Abstract

Water pollution accidents have the characteristics of high uncertainty, rapid evolution and are difficult to control, thus posing great threats to human health, ecological security, and social stability. During the last 10 years, China has faced the occurrence of six extraordinarily serious heavy metal contamination pollution events at the watershed scale. This has alerted governments and enterprises of the significance of emergency decision-making. To quantitatively prioritize risk mitigation strategies for heavy metal emergencies, a Bayesian Decision Network-based probabilistic model is proposed under the Drivers-Pressures-States-Impacts-Responses (DPSIR) framework. A Copula-based exposure risk model is embedded to simulate the fate of heavy metal ions for each risk reduction option, whose joint probability distributions can then be used as input parameters in the Bayesian Decision Network.
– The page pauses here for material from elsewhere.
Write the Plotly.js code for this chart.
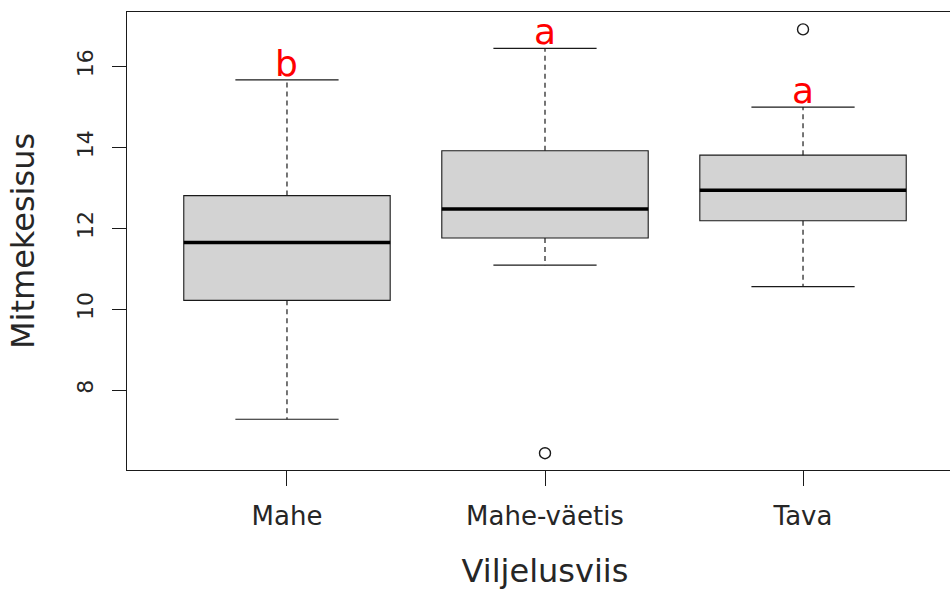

This method was applied to the emergency response prioritization for acute Cr(VI)–Hg(II) contamination accidents in the Danshui River watershed. The results indicated that comprehensive measure (M5) was the best option for decreasing ecological and human health risks. As for a single risk mitigation strategy, risk source prevention (M1) was the best alternative compared to exposure pathway interruption (M2) and human/ecological receptor protection (M3–M4). This probabilistic method can not only address the uncertainties between certain risk sources and receptors in the BDN structure, but also realize the risk system optimization in a satisfactory/preferred mode under the DPSIR framework. Overall, it provides the probabilistic risk estimates for watershed-scale risk management and policy making for local risk managers and stakeholders.